Footnote 8: Gompers was founder and president of the American Federation of Labor (AFL). In contrast with the more radical International Workers of the World, the AFL supported the war effort. For an in-depth consideration see Peter J. Albert and Grace Palladino, eds., The Samuel Gompers Papers, vol. 10, The American Federation of Labor and the Great War, 1917-18 (Urbana-Champaign: University of Illinois Press, 2007).

Footnote 9: Lewis was a Senator from Illinois and the first to hold the title of party “whip” in the Senate.

Footnote 10: Cmdr. Frank H. Sadler.

Footnote 11: Sims’ personal aide Cmdr. John V. Babcock.

Footnote 12: The newspaper was named the Boston Evening Transcript.

Footnote 13: Nothing more is known about this supposed meeting between the editor of the newspaper, Joseph Edgar Chamberlain, and President Woodrow Wilson. It seems Sims miswrote. From what else he wrote here, it appears that he meant to say that the Boston Transcript would oppose him.

Footnote 14: Chamberlain claimed that while on furlough, he visited a British sector, borrowed a British airplane and in a flight over the front lines took part in a battle with twelve German machines.

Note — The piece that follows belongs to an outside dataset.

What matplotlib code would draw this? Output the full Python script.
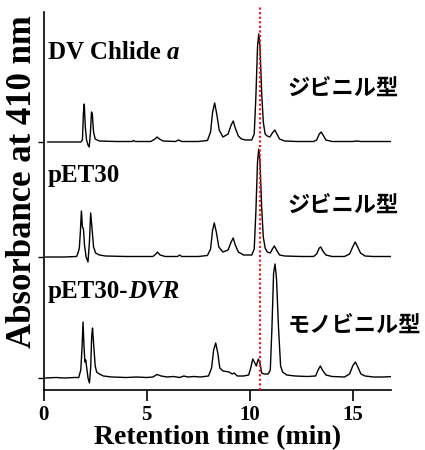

He asserted he destroyed five German planes, damaged two and then, “sweeping earthward in his damaged machine, scattered a detachment of Germans, landing and took a German prisoner by pretending a compass was a bomb, and then carried a wounded French soldier to safety.” British officers challenged Chamberlain’s story, whereupon he was court martialed and dismissed from the service. His claimed exploits and his dismissal become the subject of a U.S. Senate investigation after the war. Sacramento Union, 22 June 1921.

Footnote 15: William James “Jimmy” Wilde.